Below is a listing to write out in full, exactly as given, without its pictures.

--- START OF Provided data ---

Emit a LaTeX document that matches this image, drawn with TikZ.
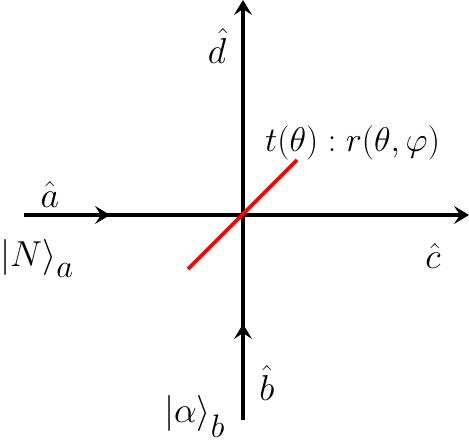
\documentclass[tikz,border=0pt]{standalone}
\usetikzlibrary{arrows.meta}
\newcommand{\lblsc}[1]{\scalebox{1.45}{\Huge #1}}
\newcommand{\bigsc}[1]{\scalebox{1.38}{\Huge #1}}
\newcommand{\subsc}[2]{\raisebox{#1}{\scalebox{0.9}{$#2$}}}
\begin{document}
\begin{tikzpicture}[x=1pt,y=-1pt,
  axis/.style={line width=4pt,-{Stealth[length=15pt,width=18pt,inset=6pt]}},
  lbl/.style={inner sep=0pt}]
\useasboundingbox (0,0) rectangle (469,442);
\coordinate (O) at (243,215);
\coordinate (L) at (24,215);
\coordinate (R) at (469,215);
\coordinate (Ma) at (110,215);
\coordinate (T) at (243,0);
\coordinate (B) at (243,420);
\coordinate (Mb) at (243,324);
\coordinate (S1) at (188,269);
\coordinate (S2) at (297,160);
\draw[axis] (L) -- (R);
\draw[axis] (L) -- (Ma);
\draw[axis] (B) -- (T);
\draw[axis] (B) -- (Mb);
\draw[red, line width=3.6pt] (S1) -- (S2);
\node[lbl, anchor=base] (a) at (50,207) {\lblsc{$\hat a$}};
\node[lbl, anchor=base] (d) at (217,63) {\lblsc{$\hat d$}};
\node[lbl, anchor=base] (b) at (267,400) {\lblsc{$\hat b$}};
\node[lbl, anchor=base] (c) at (433,268) {\lblsc{$\hat c$}};
\node[lbl, anchor=base west] (N) at (0,266) {\lblsc{$|N\rangle$\subsc{-8pt}{a}}};
\node[lbl, anchor=base west] (al) at (164,422) {\lblsc{$|\alpha\rangle$\subsc{-11pt}{b}}};
\node[lbl, anchor=base west] (t) at (265,151) {\bigsc{$t(\theta) : r(\theta,\varphi)$}};
\end{tikzpicture}
\end{document}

--- END OF Provided data ---

**Response to this task**
Emit a LaTeX document that matches this image, drawn with TikZ.
\documentclass[tikz,border=0pt]{standalone}
\usetikzlibrary{arrows.meta}
\newcommand{\lblsc}[1]{\scalebox{1.45}{\Huge #1}}
\newcommand{\bigsc}[1]{\scalebox{1.38}{\Huge #1}}
\newcommand{\subsc}[2]{\raisebox{#1}{\scalebox{0.9}{$#2$}}}
\begin{document}
\begin{tikzpicture}[x=1pt,y=-1pt,
  axis/.style={line width=4pt,-{Stealth[length=15pt,width=18pt,inset=6pt]}},
  lbl/.style={inner sep=0pt}]
\useasboundingbox (0,0) rectangle (469,442);
\coordinate (O) at (243,215);
\coordinate (L) at (24,215);
\coordinate (R) at (469,215);
\coordinate (Ma) at (110,215);
\coordinate (T) at (243,0);
\coordinate (B) at (243,420);
\coordinate (Mb) at (243,324);
\coordinate (S1) at (188,269);
\coordinate (S2) at (297,160);
\draw[axis] (L) -- (R);
\draw[axis] (L) -- (Ma);
\draw[axis] (B) -- (T);
\draw[axis] (B) -- (Mb);
\draw[red, line width=3.6pt] (S1) -- (S2);
\node[lbl, anchor=base] (a) at (50,207) {\lblsc{$\hat a$}};
\node[lbl, anchor=base] (d) at (217,63) {\lblsc{$\hat d$}};
\node[lbl, anchor=base] (b) at (267,400) {\lblsc{$\hat b$}};
\node[lbl, anchor=base] (c) at (433,268) {\lblsc{$\hat c$}};
\node[lbl, anchor=base west] (N) at (0,266) {\lblsc{$|N\rangle$\subsc{-8pt}{a}}};
\node[lbl, anchor=base west] (al) at (164,422) {\lblsc{$|\alpha\rangle$\subsc{-11pt}{b}}};
\node[lbl, anchor=base west] (t) at (265,151) {\bigsc{$t(\theta) : r(\theta,\varphi)$}};
\end{tikzpicture}
\end{document}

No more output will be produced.